# Work required
Keep pictures out. Copy exactly the lines from the one containing "Clone this chart in D3.js." to the one containing "const fs = 32;", endpoints included.

# Exercise materials
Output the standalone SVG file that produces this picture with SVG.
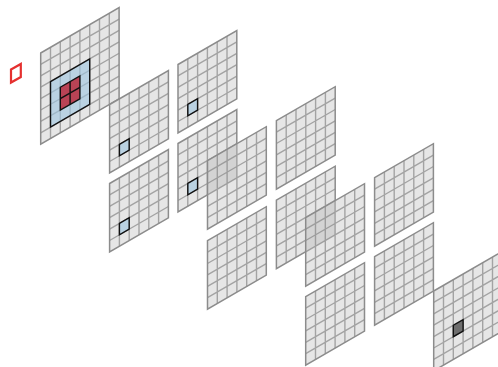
<svg xmlns="http://www.w3.org/2000/svg" width="498" height="367" viewBox="0 0 498 367">
<style>
.l{fill:none;stroke:#a3a3a3;stroke-width:1.4;vector-effect:non-scaling-stroke}
.b{fill:#e6e6e6;stroke:none}
.e{fill:none;stroke:#8c8c8c;stroke-width:1.5;vector-effect:non-scaling-stroke}
.k{stroke:#111;stroke-width:1.4;vector-effect:non-scaling-stroke}
.blue{fill:#9cc4e0;fill-opacity:.6}
.s{fill:#888;fill-opacity:.2}
</style>
<defs>
<g id="p6"><rect class="b" width="6" height="6"/><path class="l" d="M1 0V6M2 0V6M3 0V6M4 0V6M5 0V6M0 1H6M0 2H6M0 3H6M0 4H6M0 5H6"/><rect class="e" width="6" height="6"/></g>
<g id="p7"><rect class="b" width="7" height="7"/><path class="l" d="M1 0V7M2 0V7M3 0V7M4 0V7M5 0V7M6 0V7M0 1H7M0 2H7M0 3H7M0 4H7M0 5H7M0 6H7"/><rect class="e" width="7" height="7"/></g>
<g id="p8"><rect class="b" width="8" height="8"/><path class="l" d="M1 0V8M2 0V8M3 0V8M4 0V8M5 0V8M6 0V8M7 0V8M0 1H8M0 2H8M0 3H8M0 4H8M0 5H8M0 6H8M0 7H8"/><rect class="e" width="8" height="8"/></g>
</defs>
<g id="connectors"/>
<g id="marker"><path d="M11 69.5 L20.8 64V77L11 82.5Z" fill="none" stroke="#e5302f" stroke-width="2.2"/></g>
<g id="A" transform="matrix(9.8,-5.667,0,11.4,40.7,53)"><use href="#p8"/><rect class="k blue" x="1" y="3" width="4" height="4"/><rect class="k" x="2" y="4" width="2" height="2" fill="#b82a3c" fill-opacity=".85"/><path class="k" d="M3 4V6M2 5H4"/></g>
<g id="B" transform="matrix(9.8,-5.667,0,11.4,109.6,104.5)"><use href="#p6"/><rect class="k blue" x="1" y="4" width="1" height="1"/></g>
<g id="C" transform="matrix(9.8,-5.667,0,11.4,109.6,183.5)"><use href="#p6"/><rect class="k blue" x="1" y="4" width="1" height="1"/></g>
<g id="D" transform="matrix(9.8,-5.667,0,11.4,178,64.5)"><use href="#p6"/><rect class="k blue" x="1" y="4" width="1" height="1"/></g>
<g id="E" transform="matrix(9.8,-5.667,0,11.4,178,143.5)"><use href="#p6"/><rect class="k blue" x="1" y="4" width="1" height="1"/></g>
<g id="F" transform="matrix(9.8,-5.667,0,11.4,207.5,160.7)"><use href="#p6"/><rect class="s" width="3" height="3"/></g>
<g id="G" transform="matrix(9.8,-5.667,0,11.4,207.5,240.7)"><use href="#p6"/></g>
<g id="H" transform="matrix(9.8,-5.667,0,11.4,276.4,120.7)"><use href="#p6"/></g>
<g id="I" transform="matrix(9.8,-5.667,0,11.4,276.4,200.2)"><use href="#p6"/></g>
<g id="J" transform="matrix(9.8,-5.667,0,11.4,305.7,217.7)"><use href="#p6"/><rect class="s" width="3" height="3"/></g>
<g id="K" transform="matrix(9.8,-5.667,0,11.4,305.7,296.7)"><use href="#p6"/></g>
<g id="L" transform="matrix(9.8,-5.667,0,11.4,374.6,177.7)"><use href="#p6"/></g>
<g id="M" transform="matrix(9.8,-5.667,0,11.4,374.6,256.7)"><use href="#p6"/></g>
<g id="N" transform="matrix(9.8,-5.667,0,11.4,433.7,291)"><use href="#p7"/><rect class="k" x="2" y="4" width="1" height="1" fill="#6e6e6e"/></g>
</svg>
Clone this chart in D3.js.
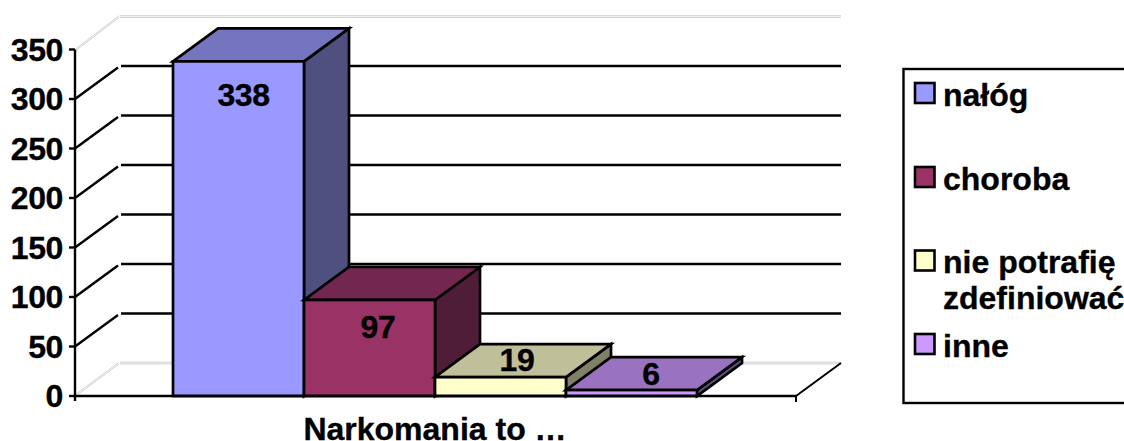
<!DOCTYPE html>
<html><head><meta charset="utf-8">
<style>html,body{margin:0;padding:0;background:#fff}svg{display:block}text{font-family:"Liberation Sans",Arial,sans-serif;font-weight:700;fill:#000;stroke:#000;stroke-width:.35px}</style>
<script src="https://cdn.jsdelivr.net/npm/d3@7"></script>
</head><body><svg id="c" width="1124" height="441"></svg>
<script>
const categories = ["nałóg","choroba","nie potrafię|zdefiniować","inne"];
const values = [338,97,19,6];
const yTicks = [0,50,100,150,200,250,300,350];
const frontColors = ["#9999FF","#993366","#FFFFCC","#CC99FF"];
const topColors = ["#7575BF","#732650","#BFBF99","#9973BF"];
const sideColors = ["#4F4F80","#4F1D38","#808066","#664D80"];
const axisTitle = "Narkomania to …";

const svg = d3.select("#c");
const y = d3.scaleLinear().domain([0,350]).range([396,49.5]);
const x = d3.scaleBand().domain(categories).range([173,697]);
const dx = 45, dy = -33, axisL = 75, axisR = 796, wallR = 841;
const fs = 32;

yTicks.forEach(t=>{
  const yy=y(t);
  if(t===0||t===350){
    [-0.8,0.9].forEach(o=>{
      svg.append("line").attr("x1",axisL+1).attr("y1",yy+o-(t===0?1:0)).attr("x2",axisL+dx-1).attr("y2",yy+dy+o).attr("stroke","#c4c4c4").attr("stroke-width",.8);
      svg.append("line").attr("x1",axisL+dx).attr("y1",yy+dy+o).attr("x2",wallR).attr("y2",yy+dy+o).attr("stroke","#c4c4c4").attr("stroke-width",.8);
    });
  } else {
    svg.append("line").attr("x1",axisL).attr("y1",yy).attr("x2",axisL+dx-2).attr("y2",yy+dy+1.5).attr("stroke","#000").attr("stroke-width",2.4);
    svg.append("line").attr("x1",axisL+dx+1).attr("y1",yy+dy).attr("x2",wallR).attr("y2",yy+dy).attr("stroke","#000").attr("stroke-width",2.4);
  }
});
svg.append("line").attr("x1",axisR).attr("y1",y(0)).attr("x2",wallR).attr("y2",y(0)+dy).attr("stroke","#000").attr("stroke-width",2);

categories.forEach((c,i)=>{
  const x0=x(c), x1=x0+x.bandwidth(), yt=y(values[i]), yb=y(0);
  const g=svg.append("g").attr("stroke","#000").attr("stroke-width",2.7).attr("stroke-linejoin","miter");
  g.append("polygon").attr("points",[[x1,yt],[x1+dx,yt+dy],[x1+dx,yb+dy],[x1,yb]].join(" ")).attr("fill",sideColors[i]);
  g.append("polygon").attr("points",[[x0,yt],[x0+dx,yt+dy],[x1+dx,yt+dy],[x1,yt]].join(" ")).attr("fill",topColors[i]);
  g.append("rect").attr("x",x0).attr("y",yt).attr("width",x.bandwidth()).attr("height",yb-yt).attr("fill",frontColors[i]);
});

svg.append("line").attr("x1",axisL).attr("y1",y(350)).attr("x2",axisL).attr("y2",y(0)+5).attr("stroke","#000").attr("stroke-width",2.4);
svg.append("line").attr("x1",axisL-1).attr("y1",y(0)).attr("x2",axisR).attr("y2",y(0)).attr("stroke","#000").attr("stroke-width",2.7);
svg.append("line").attr("x1",axisR).attr("y1",y(0)).attr("x2",axisR).attr("y2",y(0)+6).attr("stroke","#000").attr("stroke-width",2);
yTicks.forEach(t=>{
  svg.append("line").attr("x1",axisL-6).attr("x2",axisL).attr("y1",y(t)).attr("y2",y(t)).attr("stroke","#000").attr("stroke-width",2.4);
  svg.append("text").attr("x",63).attr("y",y(t)+11).attr("text-anchor","end").attr("font-size",fs).style("letter-spacing","-0.4px").text(t);
});

const labelY=[106,338,371,385];
const labelX=[243.5,378,517,651];
values.forEach((v,i)=>{
  svg.append("text").attr("x",labelX[i]).attr("y",labelY[i]).attr("text-anchor","middle").attr("font-size",fs).style("letter-spacing","-0.4px").text(v);
});

svg.append("text").attr("x",435).attr("y",439.5).attr("text-anchor","middle").attr("font-size",fs).text(axisTitle);

svg.append("rect").attr("x",903.5).attr("y",69).attr("width",240).attr("height",334).attr("fill","none").attr("stroke","#000").attr("stroke-width",2.4);
const legendY=[83,167,250.5,334];
categories.forEach((c,i)=>{
  svg.append("rect").attr("x",915).attr("y",legendY[i]).attr("width",19.5).attr("height",20).attr("fill",frontColors[i]).attr("stroke","#000").attr("stroke-width",2.6);
  c.split("|").forEach((s,j)=>{
    svg.append("text").attr("x",943).attr("y",legendY[i]+22.5+j*35.5).attr("font-size",fs).text(s);
  });
});
</script></body></html>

# Exercise result
Clone this chart in D3.js.
<!DOCTYPE html>
<html><head><meta charset="utf-8">
<style>html,body{margin:0;padding:0;background:#fff}svg{display:block}text{font-family:"Liberation Sans",Arial,sans-serif;font-weight:700;fill:#000;stroke:#000;stroke-width:.35px}</style>
<script src="https://cdn.jsdelivr.net/npm/d3@7"></script>
</head><body><svg id="c" width="1124" height="441"></svg>
<script>
const categories = ["nałóg","choroba","nie potrafię|zdefiniować","inne"];
const values = [338,97,19,6];
const yTicks = [0,50,100,150,200,250,300,350];
const frontColors = ["#9999FF","#993366","#FFFFCC","#CC99FF"];
const topColors = ["#7575BF","#732650","#BFBF99","#9973BF"];
const sideColors = ["#4F4F80","#4F1D38","#808066","#664D80"];
const axisTitle = "Narkomania to …";

const svg = d3.select("#c");
const y = d3.scaleLinear().domain([0,350]).range([396,49.5]);
const x = d3.scaleBand().domain(categories).range([173,697]);
const dx = 45, dy = -33, axisL = 75, axisR = 796, wallR = 841;
const fs = 32;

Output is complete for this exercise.